The obvious response to these fears, it would seem, is to do everything possible to ensure that Obama is not reelected. If he is hostile enough to even consider going after American Jewish interests in a second term, then nothing American Jews do or don’t do will have any impact on him.

The second, perhaps more plausible, explanation is that Jewish leaders are concerned that their fellow American Jews are more attached to their identity as Democrats than they are to their identity as Jews. True, the overwhelming majority of American Jews express firm support for Israel.

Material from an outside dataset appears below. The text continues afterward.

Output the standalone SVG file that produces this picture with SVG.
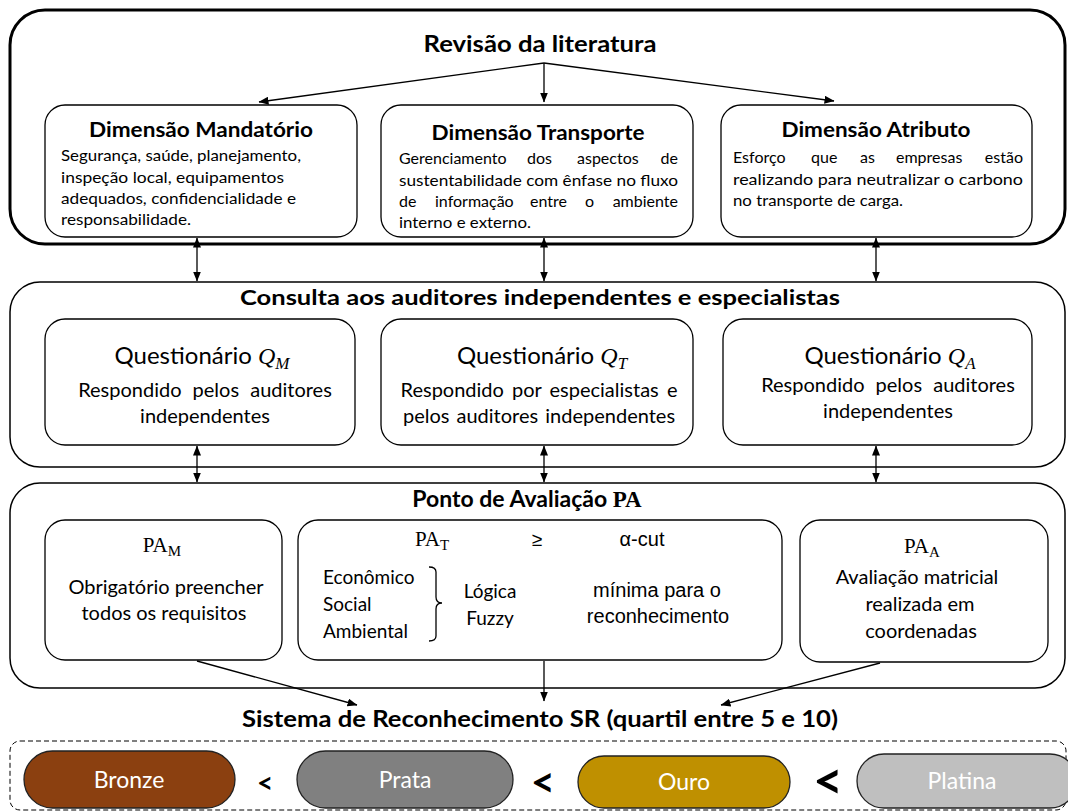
<svg xmlns="http://www.w3.org/2000/svg" width="1068" height="812" viewBox="0 0 1068 812">
<defs>
<marker id="ah" markerWidth="10" markerHeight="8" refX="9.5" refY="4" orient="auto-start-reverse" markerUnits="userSpaceOnUse"><path d="M0,0 L10,4 L0,8 Z" fill="#000"/></marker>
</defs>
<style>
.outer{fill:#fff;stroke:#000;stroke-width:1.5}
.box{fill:#fff;stroke:#000;stroke-width:1.3}
.t{font-family:Lato,"Liberation Sans",sans-serif;fill:#000}
.b{font-weight:bold}
.m{font-family:"Liberation Serif","DejaVu Serif",serif}
.a{font-family:"Liberation Sans",Arial,sans-serif}
.c{stroke:#000;stroke-width:1.3;fill:none}
.pill{stroke:#222;stroke-width:1.3}
.pt{font-family:Lato,"Liberation Sans",sans-serif;fill:#fff;font-size:23px;text-anchor:middle}
.lt{font-family:Lato,"Liberation Sans",sans-serif;font-weight:bold;fill:#000;text-anchor:middle}
</style>

<g id="revisao">
<rect x="10" y="10" width="1055" height="234" rx="35" fill="#fff" stroke="#000" stroke-width="3"/>
<text class="t b" x="540" y="52" font-size="23" text-anchor="middle" textLength="233" lengthAdjust="spacingAndGlyphs">Revisão da literatura</text>
</g>

<g id="dim-mandatorio">
<rect class="box" x="45" y="105" width="312" height="132" rx="20"/>
<text class="t b" x="201" y="137" font-size="20" text-anchor="middle" textLength="224" lengthAdjust="spacingAndGlyphs">Dimensão Mandatório</text>
<g class="t" font-size="16">
<text x="61" y="161" textLength="240" lengthAdjust="spacingAndGlyphs">Segurança, saúde, planejamento,</text>
<text x="61" y="183" textLength="223" lengthAdjust="spacingAndGlyphs">inspeção local, equipamentos</text>
<text x="61" y="204" textLength="235" lengthAdjust="spacingAndGlyphs">adequados, confidencialidade e</text>
<text x="61" y="225" textLength="130" lengthAdjust="spacingAndGlyphs">responsabilidade.</text>
</g>
</g>

<g id="dim-transporte">
<rect class="box" x="381" y="105" width="312" height="132" rx="20"/>
<text class="t b" x="538" y="140" font-size="20" text-anchor="middle" textLength="213" lengthAdjust="spacingAndGlyphs">Dimensão Transporte</text>
<g class="t" font-size="16">
<text y="164"><tspan x="399">Gerenciamento</tspan><tspan x="527">dos</tspan><tspan x="577">aspectos</tspan></text>
<text x="678" y="164" text-anchor="end">de</text>
<text x="399" y="186" textLength="279" lengthAdjust="spacingAndGlyphs">sustentabilidade com ênfase no fluxo</text>
<text y="207"><tspan x="399">de</tspan><tspan x="435">informação</tspan><tspan x="530">entre</tspan><tspan x="585">o</tspan></text>
<text x="678" y="207" text-anchor="end">ambiente</text>
<text x="399" y="228" textLength="132" lengthAdjust="spacingAndGlyphs">interno e externo.</text>
</g>
</g>

<g id="dim-atributo">
<rect class="box" x="721" y="105" width="311" height="132" rx="20"/>
<text class="t b" x="876" y="137" font-size="20" text-anchor="middle" textLength="189" lengthAdjust="spacingAndGlyphs">Dimensão Atributo</text>
<g class="t" font-size="16">
<text y="163"><tspan x="733">Esforço</tspan><tspan x="811">que</tspan><tspan x="860">as</tspan><tspan x="896">empresas</tspan></text>
<text x="1023" y="163" text-anchor="end">estão</text>
<text x="733" y="185" textLength="290" lengthAdjust="spacingAndGlyphs">realizando para neutralizar o carbono</text>
<text x="733" y="206" textLength="170" lengthAdjust="spacingAndGlyphs">no transporte de carga.</text>
</g>
</g>

<g id="consulta">
<rect class="outer" x="10" y="282" width="1055" height="185" rx="30"/>
<text class="t b" x="540" y="305" font-size="21" text-anchor="middle" textLength="600" lengthAdjust="spacingAndGlyphs">Consulta aos auditores independentes e especialistas</text>
</g>

<g id="q-m">
<rect class="box" x="45" y="319" width="310" height="126" rx="20"/>
<text x="202" y="364" text-anchor="middle" font-size="24"><tspan class="t">Questionário </tspan><tspan class="m" font-style="italic">Q</tspan><tspan class="m" font-style="italic" font-size="17" dy="5">M</tspan></text>
<text class="t" x="205" y="397" font-size="20" text-anchor="middle" word-spacing="6">Respondido pelos auditores</text>
<text class="t" x="205" y="423" font-size="20" text-anchor="middle">independentes</text>
</g>

<g id="q-t">
<rect class="box" x="381" y="319" width="312" height="126" rx="20"/>
<text x="542" y="364" text-anchor="middle" font-size="24"><tspan class="t">Questionário </tspan><tspan class="m" font-style="italic">Q</tspan><tspan class="m" font-style="italic" font-size="17" dy="5">T</tspan></text>
<text class="t" x="539" y="397" font-size="20" text-anchor="middle" word-spacing="3">Respondido por especialistas e</text>
<text class="t" x="539" y="423" font-size="20" text-anchor="middle" word-spacing="2">pelos auditores independentes</text>
</g>

<g id="q-a">
<rect class="box" x="723" y="319" width="309" height="126" rx="20"/>
<text x="890" y="364" text-anchor="middle" font-size="24"><tspan class="t">Questionário </tspan><tspan class="m" font-style="italic">Q</tspan><tspan class="m" font-style="italic" font-size="17" dy="5">A</tspan></text>
<text class="t" x="888" y="392" font-size="20" text-anchor="middle" word-spacing="6">Respondido pelos auditores</text>
<text class="t" x="888" y="418" font-size="20" text-anchor="middle">independentes</text>
</g>

<g id="ponto-avaliacao">
<rect class="outer" x="10" y="483" width="1055" height="205" rx="30"/>
<text x="527" y="507" text-anchor="middle" font-size="23"><tspan class="t b">Ponto de Avaliação </tspan><tspan class="m b">PA</tspan></text>
</g>

<g id="pa-m">
<rect class="box" x="45" y="520" width="237" height="140" rx="20"/>
<text class="m" x="162" y="552" font-size="21" text-anchor="middle">PA<tspan font-size="15" dy="4">M</tspan></text>
<text class="t" x="166" y="594" font-size="20" text-anchor="middle">Obrigatório preencher</text>
<text class="t" x="164" y="620" font-size="20" text-anchor="middle">todos os requisitos</text>
</g>

<g id="pa-t">
<rect class="box" x="298" y="520" width="484" height="140" rx="20"/>
<text class="m" x="432" y="546" font-size="21" text-anchor="middle">PA<tspan font-size="15" dy="4">T</tspan></text>
<text class="a" x="537" y="546" font-size="19" text-anchor="middle">≥</text>
<text class="a" x="642" y="546" font-size="20" text-anchor="middle">α-cut</text>
<g class="t" font-size="19">
<text x="323" y="584">Econômico</text>
<text x="323" y="611">Social</text>
<text x="323" y="638">Ambiental</text>
<text x="490" y="598" text-anchor="middle">Lógica</text>
<text x="490" y="625" text-anchor="middle">Fuzzy</text>
</g>
<path class="c" d="M429,567 Q436,567 436,572 L436,597 Q436,603 442,603 Q436,603 436,609 L436,636 Q436,641 429,641" stroke-width="1"/>
<text class="a" x="657" y="597" font-size="20" text-anchor="middle">mínima para o</text>
<text class="a" x="658" y="623" font-size="20" text-anchor="middle">reconhecimento</text>
</g>

<g id="pa-a">
<rect class="box" x="800" y="520" width="248" height="142" rx="20"/>
<text class="m" x="922" y="553" font-size="21" text-anchor="middle">PA<tspan font-size="15" dy="4">A</tspan></text>
<text class="t" x="917" y="584" font-size="20" text-anchor="middle">Avaliação matricial</text>
<text class="t" x="920" y="611" font-size="20" text-anchor="middle">realizada em</text>
<text class="t" x="921" y="638" font-size="20" text-anchor="middle">coordenadas</text>
</g>

<g id="sistema-reconhecimento">
<text class="t b" x="540" y="727" font-size="22" text-anchor="middle" textLength="596" lengthAdjust="spacingAndGlyphs">Sistema de Reconhecimento SR (quartil entre 5 e 10)</text>
<rect x="10" y="741" width="1056" height="69" rx="10" fill="none" stroke="#000" stroke-width="1" stroke-dasharray="5,3"/>
</g>

<g id="bronze">
<rect class="pill" x="24" y="751" width="211" height="57" rx="28.5" fill="#8B4010"/>
<text class="pt" x="129" y="788">Bronze</text>
</g>
<g id="prata">
<rect class="pill" x="297" y="751" width="216" height="57" rx="28.5" fill="#808080"/>
<text class="pt" x="405" y="788">Prata</text>
</g>
<g id="ouro">
<rect class="pill" x="578" y="756" width="212" height="52" rx="26" fill="#BF9000"/>
<text class="pt" x="684" y="790">Ouro</text>
</g>
<g id="platina">
<rect class="pill" x="857" y="754" width="220" height="54" rx="27" fill="#BFBFBF"/>
<text class="pt" x="962" y="789" fill="#F2F2F2">Platina</text>
</g>
<g id="less-than-signs">
<text class="lt" x="265" y="793" font-size="28">&lt;</text>
<text class="lt" x="543" y="797" font-size="42">&lt;</text>
<text class="lt" x="828" y="799" font-size="52">&lt;</text>
</g>

<g id="connectors" class="c" stroke-width="1.3">
<line x1="544" y1="63" x2="259" y2="102" marker-end="url(#ah)"/>
<line x1="544" y1="63" x2="544" y2="102" marker-end="url(#ah)"/>
<line x1="544" y1="63" x2="834" y2="101" marker-end="url(#ah)"/>
<line x1="197" y1="238" x2="197" y2="281" marker-start="url(#ah)" marker-end="url(#ah)"/>
<line x1="544" y1="238" x2="544" y2="281" marker-start="url(#ah)" marker-end="url(#ah)"/>
<line x1="876" y1="238" x2="876" y2="281" marker-start="url(#ah)" marker-end="url(#ah)"/>
<line x1="197" y1="446" x2="197" y2="482" marker-start="url(#ah)" marker-end="url(#ah)"/>
<line x1="544" y1="446" x2="544" y2="482" marker-start="url(#ah)" marker-end="url(#ah)"/>
<line x1="876" y1="446" x2="876" y2="482" marker-start="url(#ah)" marker-end="url(#ah)"/>
<line x1="197" y1="661" x2="357" y2="705" marker-end="url(#ah)"/>
<line x1="544" y1="661" x2="544" y2="701" marker-end="url(#ah)"/>
<line x1="880" y1="663" x2="721" y2="705" marker-end="url(#ah)"/>
</g>
</svg>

A poll carried out last week for the Committee for Accuracy in Middle Eastern Reporting in America (CAMERA) found that support for Israel is nearly unanimous among American Jews.

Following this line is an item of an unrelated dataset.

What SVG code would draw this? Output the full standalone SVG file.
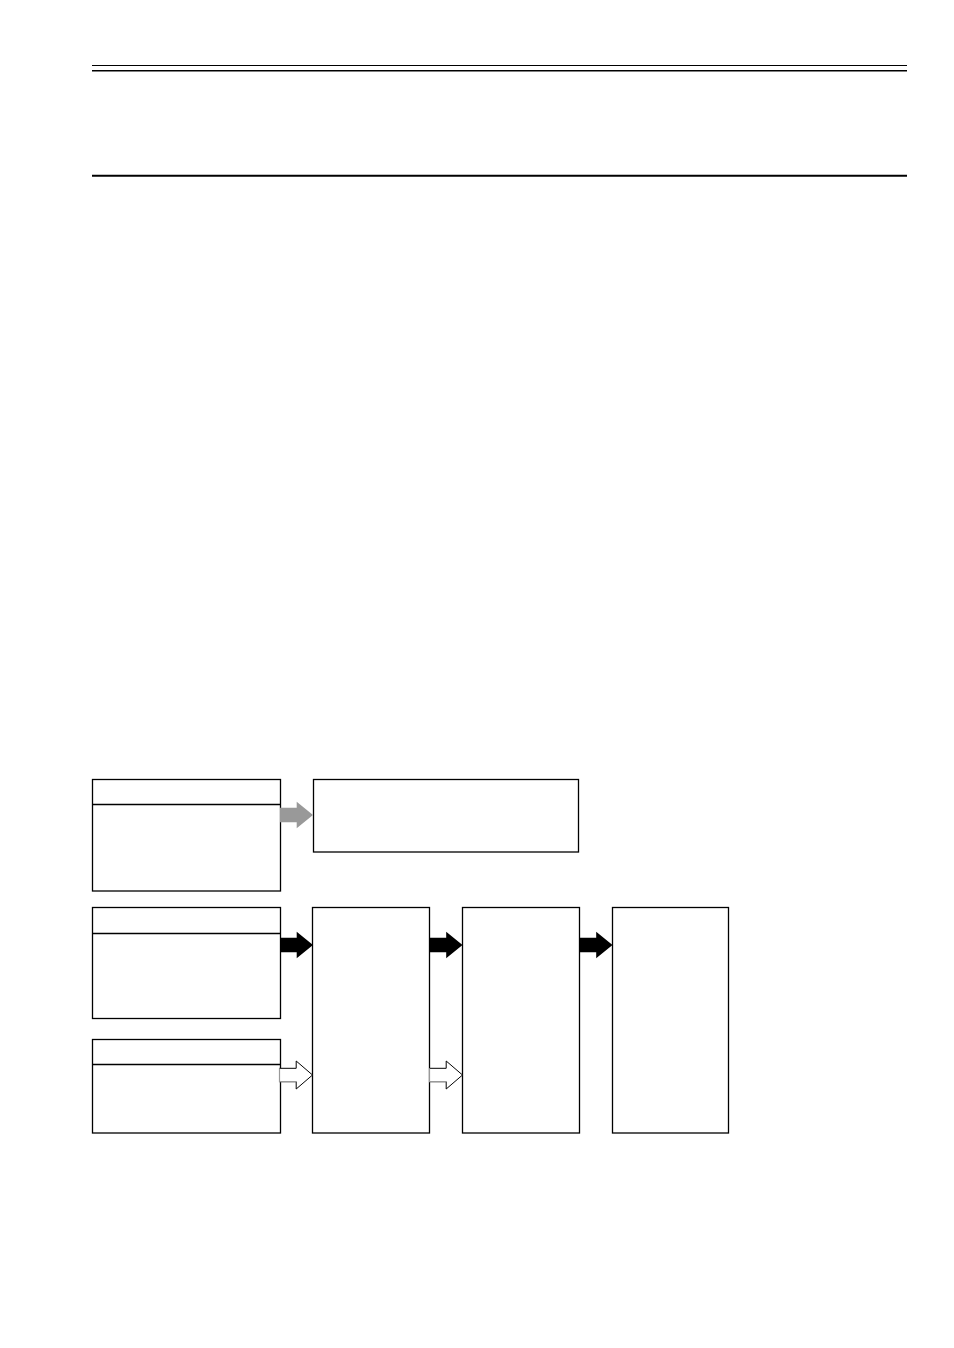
<svg xmlns="http://www.w3.org/2000/svg" width="954" height="1348" viewBox="0 0 954 1348">
<style>
.box{fill:#fff;stroke:#000;stroke-width:1.3}
.div{stroke:#000;stroke-width:1.3}
.ab{fill:#000;stroke:none}
.ag{fill:#999;stroke:none}
.aw{fill:#fff;stroke:#000;stroke-width:1}
.aws{fill:none;stroke:#999;stroke-width:1.2}
</style>
<defs>
<polygon id="arrowShape" points="0,-7.3 16.7,-7.3 16.7,-13.3 33,0 16.7,13.3 16.7,7.3 0,7.3"/>
<polygon id="arrowW" points="0,-6.7 16.7,-6.7 16.7,-14 33,0 16.7,14 16.7,6.7 0,6.7"/>
</defs>
<g id="header">
<line x1="92" y1="65.5" x2="907" y2="65.5" stroke="#000" stroke-width="1"/>
<line x1="92" y1="70.7" x2="907" y2="70.7" stroke="#000" stroke-width="1.5"/>
<line x1="92" y1="175.7" x2="907" y2="175.7" stroke="#000" stroke-width="2"/>
</g>
<g id="node-a">
<rect class="box" x="92.5" y="779.5" width="188" height="111.5"/>
<line class="div" x1="92.5" y1="804.5" x2="280.5" y2="804.5"/>
</g>
<g id="node-b">
<rect class="box" x="313.5" y="779.5" width="265" height="72.5"/>
</g>
<g id="node-c">
<rect class="box" x="92.5" y="907.5" width="188" height="111"/>
<line class="div" x1="92.5" y1="933.5" x2="280.5" y2="933.5"/>
</g>
<g id="node-d">
<rect class="box" x="92.5" y="1039.5" width="188" height="93.5"/>
<line class="div" x1="92.5" y1="1064.5" x2="280.5" y2="1064.5"/>
</g>
<g id="node-e">
<rect class="box" x="312.5" y="907.5" width="117" height="225.5"/>
</g>
<g id="node-f">
<rect class="box" x="462.5" y="907.5" width="117" height="225.5"/>
</g>
<g id="node-g">
<rect class="box" x="612.5" y="907.5" width="116" height="225.5"/>
</g>
<g id="connectors">
<use href="#arrowShape" class="ag" transform="translate(280,815)"/>
<use href="#arrowShape" class="ab" transform="translate(280,945)"/>
<use href="#arrowShape" class="ab" transform="translate(429.5,945)"/>
<use href="#arrowShape" class="ab" transform="translate(579.5,945)"/>
<use href="#arrowW" class="aw" transform="translate(279.5,1075)"/>
<polyline class="aws" points="279.5,1068.3 279.5,1081.7 296.2,1081.7"/>
<use href="#arrowW" class="aw" transform="translate(429.5,1075)"/>
<polyline class="aws" points="429.5,1068.3 429.5,1081.7 446.2,1081.7"/>
</g>
</svg>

Yet neither the CAMERA poll nor previous surveys by the American Jewish Committee or Brandeis which had similar findings asked respondents to weigh their support for Israel against support for the Democratic Party. So it is possible that leaders are worried that if they oppose Obama’s anti-Israel positions too strongly, they will lose some support.

Survey information would be helpful for sorting out this issue. But on the face of things, it seems likely that serious donors to these groups care far more about Israel than the Democratic Party. The rest will either leave the organizations or be convinced that supporting Israel is more important than supporting Obama.

The third reason why U.S. Jewish leaders may be defending Obama’s positions on Israel is because the Israeli left defends his position on Israel. In the face of Obama’s latest baiting of Netanyahu, opposition leader Tzipi Livni attacked Netanyahu and accused him of destroying Israel’s relations with the U.S. She and her followers also defended Obama’s policies. Many American Jewish leaders must certainly believe that they cannot be more pro-Israel than the Israeli left.

Clearly, the party most responsible for calling out Livni and her associates for their irresponsible behavior is the Israeli public, which voted for Netanyahu and his coalition to lead the country rather than Livni and her party. But it important for American Jewish leaders to recognize the game being played – namely, Livni and Kadima are trying to exploit Obama’s position on Israel in an attempt to win a partisan battle against Netanyahu and Likud – before they jump into it.

Non-Jewish American supporters of Israel never tire of asking how it is that so many American Jews voted for Obama in 2008. Perhaps the easiest explanation is because the American Jewish leadership papered over his hostility.